The U.S. House of Representatives has passed a budget bill that could avoid a second government shutdown in mid-January, a development that will likely offer some relief to federal employees and government contractors in Oak Ridge—and to the businesses that support them.
U.S. Rep. Chuck Fleischmann, a Tennessee Republican, said he supported the Bipartisan Budget Act of 2013 in the House on Thursday.
“Tonight, the House took a modest step toward reforming spending and setting our government on a more stable path,” said Fleischmann, a second-term congressman whose district includes Oak Ridge.
But the bill still has to pass the deeply divided Senate, which is preparing to take up the budget bill this week. The Washington Post reported that Democrats are still trying to come up with the 60 votes necessary to break a GOP-led filibuster in the Senate.
CNN said the bill also would relax the sweeping forced spending cuts known as sequestration that national laboratory officials said could be harmful to scientific research. There has been strong opposition from Republicans to the bipartisan budget compromise, but supporters are within striking distance of rounding up the votes they need to pass it in the Senate this week, CNN said.
The bill would avoid a second shutdown, like the short partial shutdown in October. But there is a second possible fiscal fight looming in Congress over the debt limit in February.
Fleischmann said the House budget bill passed on Thursday maintains the sequester savings while also reforming the mandatory spending that is driving the national debt.

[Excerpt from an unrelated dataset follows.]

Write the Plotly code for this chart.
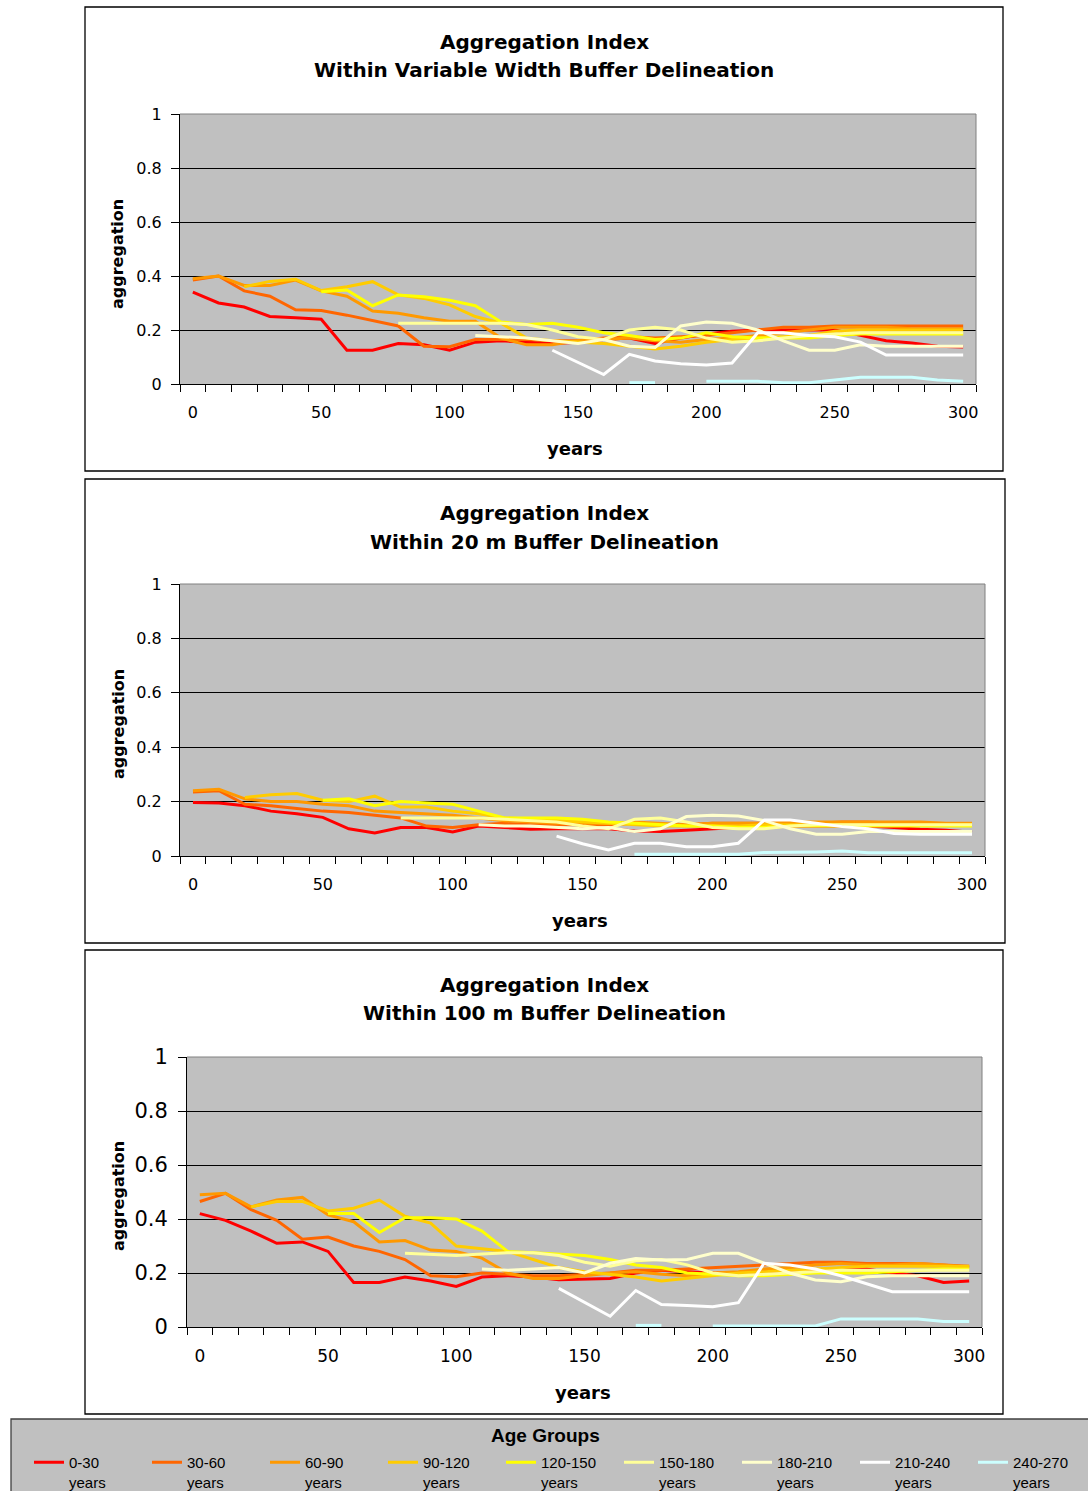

He said the legislation has a $23 billion net deficit reduction and ensures the government will not shut down in 2014.
“While this bill is not perfect, it is a step in the right direction,” Fleischmann said. “For the first time since I have been in Congress, we will finally return to a regular appropriations process, an important step to ending the cycle of governing from crisis to crisis. I hope the Senate will quickly pass this bill so we can continue moving toward the real spending reform our nation so desperately needs.”
The last-minute agreement in October avoided furloughs for up to about 3,600 workers at the Y-12 National Security Complex. The nuclear weapons plant had started an orderly shutdown two weeks earlier, on Monday, Oct. 7.
Officials at Oak Ridge National Laboratory had also started preparing for a possible temporary shutdown and unpaid furloughs in case the shutdown, which began Oct. 1 and ended Oct. 17, continued.
In mid-October, the Defense Nuclear Facilities Safety Board reported on the measures that Y-12 was taking to wind down to a safe and secure minimum staffing condition. Design activities for the multi-billion-dollar Uranium Processing Facility project would “continue in full,” the DNFSB said. But nearly all Building 9212 process systems would be placed in “warm standby” modes, hydrogen fluoride process lines and equipment would be purged in the Oxide Conversion Facility, uranium chips would be collected in “chip dollies” in Building 9215, all special nuclear material would be placed in a safe and secure storage condition, glove boxes in Building 9204-2E would be “de-inventoried” of hazardous material, and dry room materials would be put into protective containers because the humidity and oxygen levels in those areas would not be maintained, the safety board said.